Denis Chevrier, Head of Engine Operations, Renault:
“Overall, our expectations are that we will encounter an average type of circuit for the engine in Shanghai, but of course, our predictions and simulations cannot be full comprehensive, and some significant factors remain unknown at this point.

“Firstly, the ambient temperatures are uncertain. It could be very hot, and the slow speeds at various points around the circuit could mean cooling become a problem, which means we will need to plan for a number of different cooling solutions.

“Secondly, the wind speed and direction can always make a difference to engine performance and particularly the choice of gear ratios. Our first day's running will give us an indication of this parameter, as well as true values for corner speeds, and it may prove necessary to fine-tune our choice of gearbox ratios on Friday night prior to qualifying. The nature of the kerbs, and how much the drivers can use them at high and low speeds, will also influence this decision, as this can lead to over-revving.

“One other interesting point is that the start and finish line appears to be positioned relatively close to the first corner. The run down to this tightening curve seems to be of the order of 300 metres, and this will make it particularly important to qualify well as the overtaking opportunities at the start could prove to be limited.”

Hisao Suganuma, Technical Manager, Bridgestone:
"We have been busy studying the track layout, which seems to be similar in style to aspects of the Indianapolis and Sepang circuits. Turn 13, for example, of the Shanghai circuit is a long sweeping corner followed by a long fast straight. This is similar in style to Indianapolis, albeit without the banking. Turns 7 and 8, the S bend section, is similar to the Sepang circuit layout.

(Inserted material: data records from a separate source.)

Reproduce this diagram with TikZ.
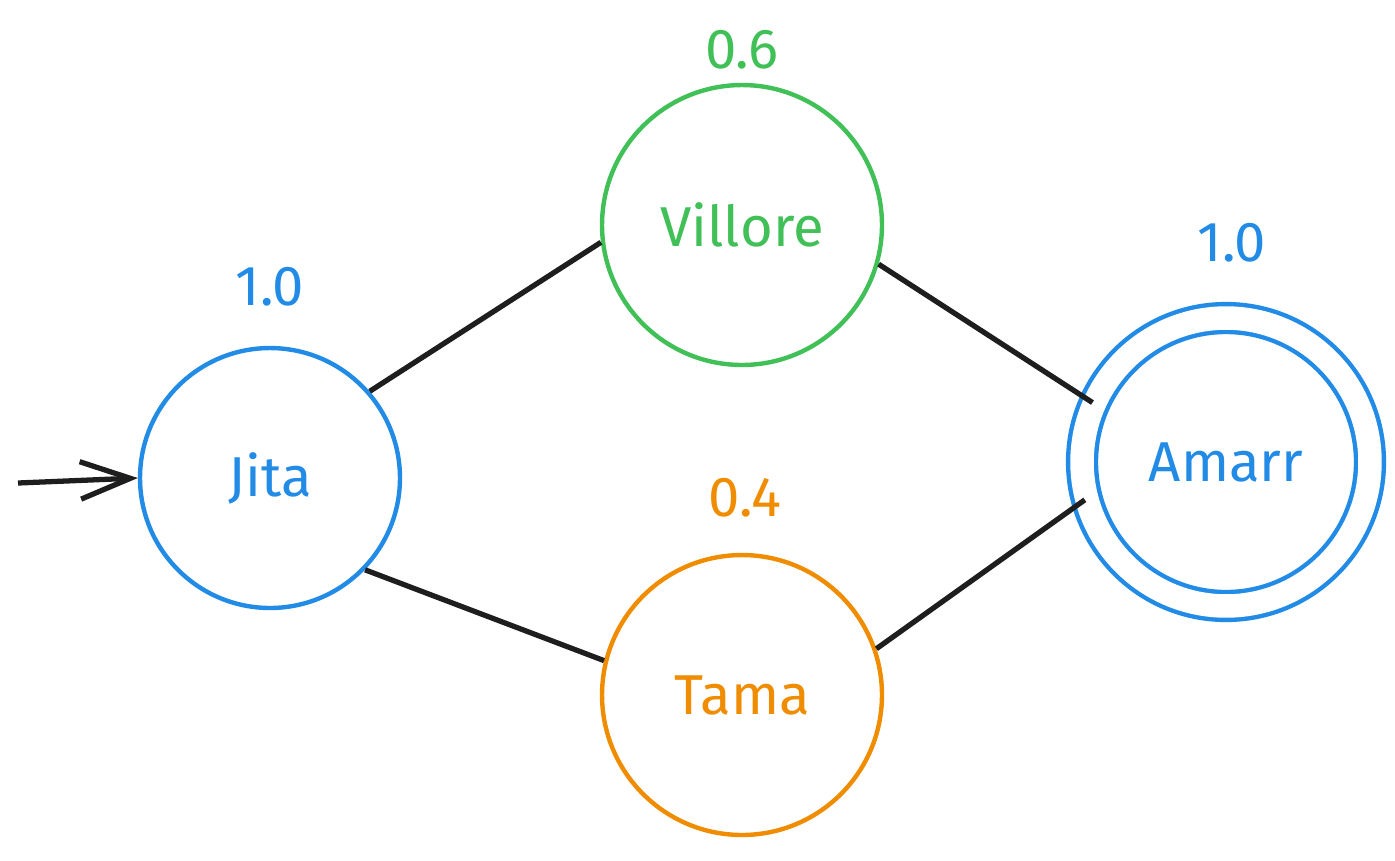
\documentclass[tikz,border=0pt]{standalone}
\usepackage{fontspec}
\setmainfont{Fira Sans}
\usetikzlibrary{arrows.meta}
\definecolor{stblue}{HTML}{228BE6}
\definecolor{stgreen}{HTML}{40C057}
\definecolor{storange}{HTML}{F08C00}
\definecolor{stline}{HTML}{1E1E1E}

\begin{document}
\begin{tikzpicture}[x=0.02cm, y=-0.02cm,
	state/.style={shape=circle, draw, line width=2.5pt, font=\fontsize{32}{36}\selectfont},
	weight/.style={anchor=center, font=\fontsize{32}{36}\selectfont},
	link/.style={draw=stline, line width=3pt}]
	\useasboundingbox (0, 0) rectangle (1395, 860);
	% States:
	\node[state, stblue, minimum size=5.2cm] (jita) at (270, 478){Jita};
	\node[state, stgreen, minimum size=5.6cm] (villore) at (742, 225){Villore};
	\node[state, storange, minimum size=5.6cm] (tama) at (742, 695){Tama};
	\node[state, stblue, minimum size=5.76cm, double, double distance=0.47cm] (amarr) at (1226, 462){Amarr};
	% Weights:
	\node[weight, stblue] (wjita) at (270, 287){1.0};
	\node[weight, stgreen] (wvillore) at (742, 50){0.6};
	\node[weight, storange] (wtama) at (745, 498){0.4};
	\node[weight, stblue] (wamarr) at (1232, 243){1.0};
	% Start arrow and links:
	\coordinate (start) at (18, 483);
	\draw[link, -{Straight Barb[length=1cm, width=0.75cm]}] (start) -- (jita.west);
	\draw[link] (jita.41) -- (villore.187);
	\draw[link] (villore.-16) -- (amarr.156);
	\draw[link] (jita.-44) -- (tama.166);
	\draw[link] (tama.19) -- (amarr.-165);
\end{tikzpicture}
\end{document}
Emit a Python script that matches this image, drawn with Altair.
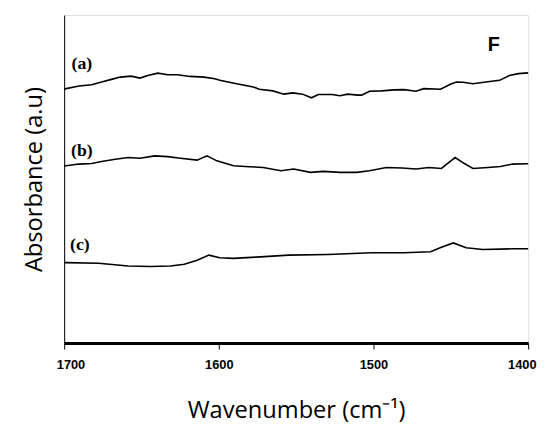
import altair as alt
import pandas as pd

# Wavenumbers (cm^-1) and absorbance (arbitrary units)
wn_a = [1700, 1698.7, 1690.4, 1682.2, 1675.8, 1669.4, 1663.7, 1656.7, 1651.0, 1645.9,
        1639.5, 1633.1, 1626.8, 1618.5, 1609.6, 1602.6, 1599.4, 1588.5, 1577.7, 1573.9,
        1565.0, 1558.0, 1552.2, 1545.9, 1540.1, 1535.7, 1526.8, 1521.7, 1516.6, 1510.2,
        1507.7, 1502.6, 1494.9, 1486.6, 1480.3, 1472.6, 1467.5, 1456.7, 1450.3, 1446.5,
        1442.1, 1435.7, 1427.4, 1418.5, 1412.1, 1406.4, 1400]
abs_a = [257.5, 258.3, 261, 262.3, 265, 267.7, 270, 271, 269, 271.7,
         274, 272.3, 272.3, 270.7, 270, 268.3, 266.7, 263.3, 260, 257.7,
         256, 252.7, 254, 252.7, 249, 252.3, 252.3, 251, 252.7, 251.7,
         251.7, 255.7, 256, 257, 257.3, 255.7, 258.3, 257.7, 262.7, 265,
         264.7, 263.3, 265, 266.7, 271.7, 273.5, 274.3]

wn_b = [1700, 1698.7, 1690.4, 1682.2, 1675.8, 1666.9, 1658.6, 1651.0, 1641.4, 1633.1,
        1624.8, 1614.0, 1610.8, 1607.6, 1604.4, 1601.3, 1590.5, 1580.3, 1571.3, 1559.9,
        1551.6, 1540.8, 1532.5, 1521.7, 1510.8, 1502.6, 1491.7, 1481.5, 1472.6, 1464.3,
        1456.1, 1451.6, 1447.2, 1441.5, 1435.7, 1426.1, 1417.9, 1410.2, 1400]
abs_b = [180, 180, 181.7, 182.3, 184.3, 186.7, 188.3, 187.7, 190, 189.3,
         187.7, 185.7, 188, 190, 187.5, 185, 180, 179, 178.3, 175,
         176.7, 173.3, 174.3, 173.3, 173.3, 175, 178.3, 177.7, 176.7, 178.3,
         177.3, 183, 188.3, 182.5, 177.3, 178.3, 179.3, 181.7, 182]

wn_c = [1700, 1698.7, 1677.7, 1658.6, 1644.0, 1631.2, 1622.3, 1614.0, 1606.4, 1599.4,
        1590.5, 1575.8, 1554.8, 1529.3, 1501.3, 1480.3, 1463.1, 1456.1, 1448.4, 1440.1,
        1429.3, 1410.2, 1400]
abs_c = [81.7, 81.7, 81, 78.3, 77.7, 78.3, 80, 84, 89.3, 86.7,
         86, 87.3, 89.3, 90, 91.7, 91.7, 92.7, 97.3, 101.7, 96.7,
         95, 95.7, 95.7]

series_labels = ["(a)", "(b)", "(c)"]
x_ticks = [1700, 1600, 1500, 1400]

rows = []
for name, wns, vals in zip(series_labels, [wn_a, wn_b, wn_c], [abs_a, abs_b, abs_c]):
    for w, v in zip(wns, vals):
        rows.append({"series": name, "wavenumber": w, "absorbance": v})
df = pd.DataFrame(rows)

x_scale = alt.Scale(domain=[1700, 1400], nice=False, zero=False)
y_scale = alt.Scale(domain=[0, 333], nice=False, zero=False)

lines = alt.Chart(df).mark_line(color="black", strokeWidth=1.6).encode(
    x=alt.X("wavenumber:Q", scale=x_scale,
            axis=alt.Axis(values=x_ticks, format="d", title="Wavenumber (cm⁻¹)",
                          domainColor="black", domainWidth=3,
                          tickColor="black", tickSize=6, tickWidth=1,
                          labelFont="Liberation Sans", labelFontSize=13,
                          labelFontWeight="bold", labelColor="black",
                          labelPadding=10, labelFlush=True, labelFlushOffset=8,
                          grid=False,
                          titleFont="Open Sans", titleFontSize=24,
                          titleFontWeight="normal", titleColor="black",
                          titlePadding=28)),
    y=alt.Y("absorbance:Q", scale=y_scale,
            axis=alt.Axis(labels=False, ticks=False, grid=False,
                          domainColor="black", domainWidth=1,
                          title="Absorbance (a.u)",
                          titleFont="Open Sans", titleFontSize=24,
                          titleFontWeight="normal", titleColor="black",
                          titlePadding=18)),
    detail="series:N",
)

lab_df = pd.DataFrame({"label": series_labels})
label_x = [18, 18, 16]
label_y = [50, 138, 233]

label_layers = []
for i, name in enumerate(series_labels):
    label_layers.append(
        alt.Chart(lab_df[lab_df["label"] == name]).mark_text(
            font="Liberation Serif", fontSize=18, fontWeight="bold", color="black"
        ).encode(x=alt.value(label_x[i]), y=alt.value(label_y[i]), text="label:N")
    )

panel_df = pd.DataFrame({"panel": ["F"]})
panel = alt.Chart(panel_df).mark_text(
    font="Liberation Sans", fontSize=20, fontWeight="bold", color="black"
).encode(x=alt.value(436), y=alt.value(30), text="panel:N")

chart = alt.layer(lines, *label_layers, panel).properties(
    width=471, height=333,
    autosize=alt.AutoSizeParams(type="none"),
    padding={"left": 57, "top": 4, "right": 11, "bottom": 80},
).configure_view(stroke="#444", strokeWidth=1).configure(background="white")

chart.save("out.html", embed_options={"renderer": "svg", "actions": False})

“All in all, the Shanghai circuit is an exciting looking track which will require a high level of mechanical grip from the tyres. Due to the long straights and fast corners, the generation of heat in the tyres will also be an issue. Furthermore, we expect temperatures to be relatively warm and if the sun is out we could experience ambient temperatures of approximately 30 degrees Celsius and track temperatures of approximately 50 degrees Celsius.

“Taking these factors into account and the expected smooth track surface, we have chosen five dry weather specifications with compounds from our medium to soft range. After our success in the Middle East earlier this year, where our pre-race preparation and simulation work with our teams paid dividends on a brand new track, we have strong hopes for this race too."

Willy Rampf, Technical Director, Sauber:
"Shanghai will be a high downforce circuit even with its long straights, and cooling will be crucial due to the expected high ambient and track temperatures. It's an interesting circuit layout where the drivers will have to brake as they turn into the long corners, so brake stability and controllability will play a key role. We will find out factors such as brake wear once we have started running, when we will fine-tune the mechanical set-up. Things such as that, together with the bumpiness of the track are what you find out then.”

Pascal Vasselon, Michelin F1 programme manager:
"Given our experience in Bahrain earlier this year, choosing tyres for a previously unknown circuit such as Shanghai might appear quite routine - but that's not the case at all. Certain corners at Shanghai have a uniquie configuration and two of them - which have an almost snail-like profile when viewed from above - are likely to put a greater load on tyres than anywhere else on the calendar. Generally, we expect the rate of wear to be fairly even left to right and front to rear, which makes things a little bit easier. From what we can see, the track surface looks fairly smooth and non-abrasive - another little difficulty we had to factor in when finalising the best tyre compromise. When you encounter a new circuit like this, with lots of directional changes, it is best to select compounds that have a slightly broader operational spectrum than usual. And to further minimise any risk of error, we will be taking tyres that have previously been used in racing conditions."